## Written exercise:
Starting with the first line below, extract each line through the one that contains "stem_y += [0, a, None]", inclusive, excluding pictures.
-- START --
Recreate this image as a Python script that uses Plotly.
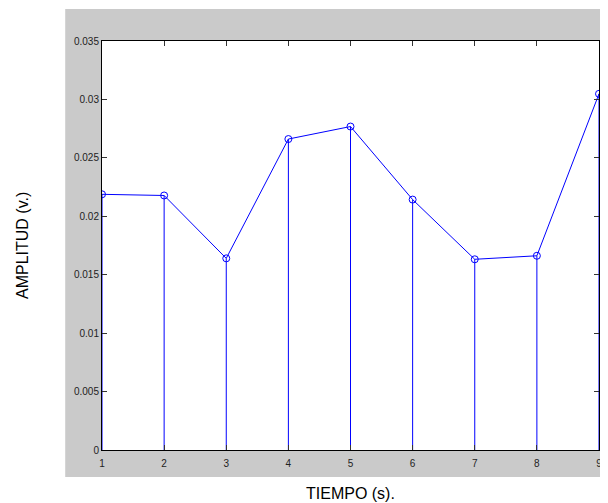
import plotly.graph_objects as go

tiempo = [1, 2, 3, 4, 5, 6, 7, 8, 9]
amplitud = [0.02188, 0.02178, 0.01640, 0.02661, 0.02768, 0.02143, 0.01632, 0.01662, 0.03048]
y_ticks = [0, 0.005, 0.01, 0.015, 0.02, 0.025, 0.03, 0.035]
y_tick_labels = ["0", "0.005", "0.01", "0.015", "0.02", "0.025", "0.03", "0.035"]
x_ticks = [1, 2, 3, 4, 5, 6, 7, 8, 9]

stem_x, stem_y = [], []
for t, a in zip(tiempo, amplitud):
    stem_x += [t, t, None]
    stem_y += [0, a, None]

fig = go.Figure()
fig.add_trace(go.Scatter(x=stem_x, y=stem_y, mode="lines",
                         line=dict(color="#0000FF", width=1), hoverinfo="skip",
                         showlegend=False))
fig.add_trace(go.Scatter(x=tiempo, y=amplitud, mode="lines+markers",
                         line=dict(color="#0000FF", width=1),
                         marker=dict(symbol="circle-open", size=7,
                                     color="#0000FF", line=dict(width=1)),
                         showlegend=False))

# page body has an 8px default margin
OFF = 8
W, H = 608 - OFF, 503 - OFF
# plot area in page pixels: x 102..602, y 41..450
L, T = 102 - OFF, 41 - OFF
R = W - (602 - OFF)
B = H - (450 - OFF)
pw, ph = W - L - R, H - T - B

def px_x(p):
    return (p - OFF - L) / pw

def px_y(p):
    return (H - B - (p - OFF)) / ph

fig.add_shape(type="rect", xref="paper", yref="paper",
              x0=px_x(65), x1=px_x(610), y0=px_y(477), y1=px_y(9),
              fillcolor="#CACACA", line=dict(width=0), layer="below")
fig.add_shape(type="rect", xref="paper", yref="paper",
              x0=0, x1=1, y0=0, y1=1,
              fillcolor="white", line=dict(width=0), layer="below")

axis_common = dict(showgrid=False, zeroline=False, showline=True,
                   linecolor="black", linewidth=1, mirror="ticks",
                   ticks="inside", ticklen=5, tickcolor="#333333",
                   tickfont=dict(family="Arial, Liberation Sans", size=10, color="#222222"))

fig.update_xaxes(range=[1, 9], tickvals=x_ticks, ticklabelstandoff=4, **axis_common)
fig.update_yaxes(range=[0, 0.035], tickvals=y_ticks, ticktext=y_tick_labels, **axis_common)

fig.add_annotation(text="TIEMPO (s).", xref="paper", yref="paper",
                   x=0.5, y=px_y(493), xanchor="center", yanchor="middle",
                   showarrow=False, font=dict(family="Arial, Liberation Sans", size=16, color="black"))
fig.add_annotation(text="AMPLITUD (v.)", xref="paper", yref="paper",
                   x=px_x(22), y=0.5, xanchor="center", yanchor="middle", textangle=-90,
                   showarrow=False, font=dict(family="Arial, Liberation Sans", size=16, color="black"))

fig.update_layout(width=W, height=H, margin=dict(l=L, r=R, t=T, b=B),
                  paper_bgcolor="white", plot_bgcolor="white")

fig.write_html("out.html")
-- END --
## Response for this exercise:
Recreate this image as a Python script that uses Plotly.
import plotly.graph_objects as go

tiempo = [1, 2, 3, 4, 5, 6, 7, 8, 9]
amplitud = [0.02188, 0.02178, 0.01640, 0.02661, 0.02768, 0.02143, 0.01632, 0.01662, 0.03048]
y_ticks = [0, 0.005, 0.01, 0.015, 0.02, 0.025, 0.03, 0.035]
y_tick_labels = ["0", "0.005", "0.01", "0.015", "0.02", "0.025", "0.03", "0.035"]
x_ticks = [1, 2, 3, 4, 5, 6, 7, 8, 9]

stem_x, stem_y = [], []
for t, a in zip(tiempo, amplitud):
    stem_x += [t, t, None]
    stem_y += [0, a, None]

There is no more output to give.